Le Mali rayonnant, le Mali créateur de richesses et de valeurs au service de tous ses fils. C’est le combat auquel je vous convie dès maintenant.
Cher Peuple du Mali, je vous donne rendez-vous le 14 Janvier 2011
pour la convention d’investiture au Stade Modibo Keita.
Vive la République, Vive le Mali ! »
Cette candidature d’IBK, bien annoncée et intentionnée ne sera consolidée que quand le RPM au nom duquel il la présente procédera à son investiture. Seul un tremblement de terre politique empêchera cette investiture de IBK par le RPM.

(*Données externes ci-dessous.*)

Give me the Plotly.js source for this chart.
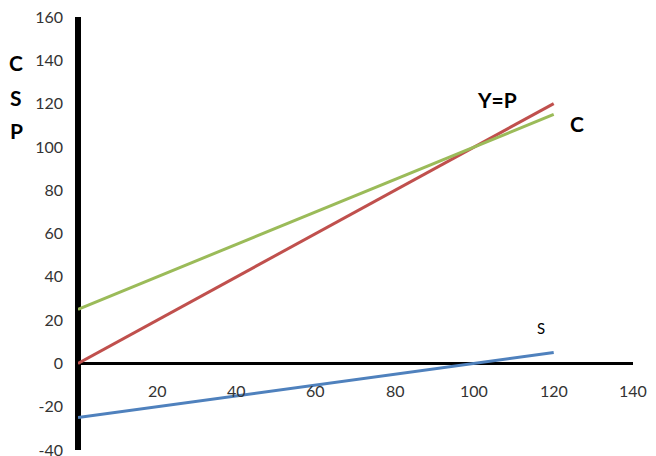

Ainsi Ibrahim Boubacar Keita a décidé de se lancer dans la longue et difficile course sur la route tortueuse et caillouteuse qui mène au palais présidentiel de Koulouba. Sur cette route, les coureurs seront certes, nombreux mais pas tous prestigieux. IBK qui est un des grands favoris aura-t-il le courage et la stratégie nécessaires d’aller jusqu’au bout ? Le temps nous édifiera.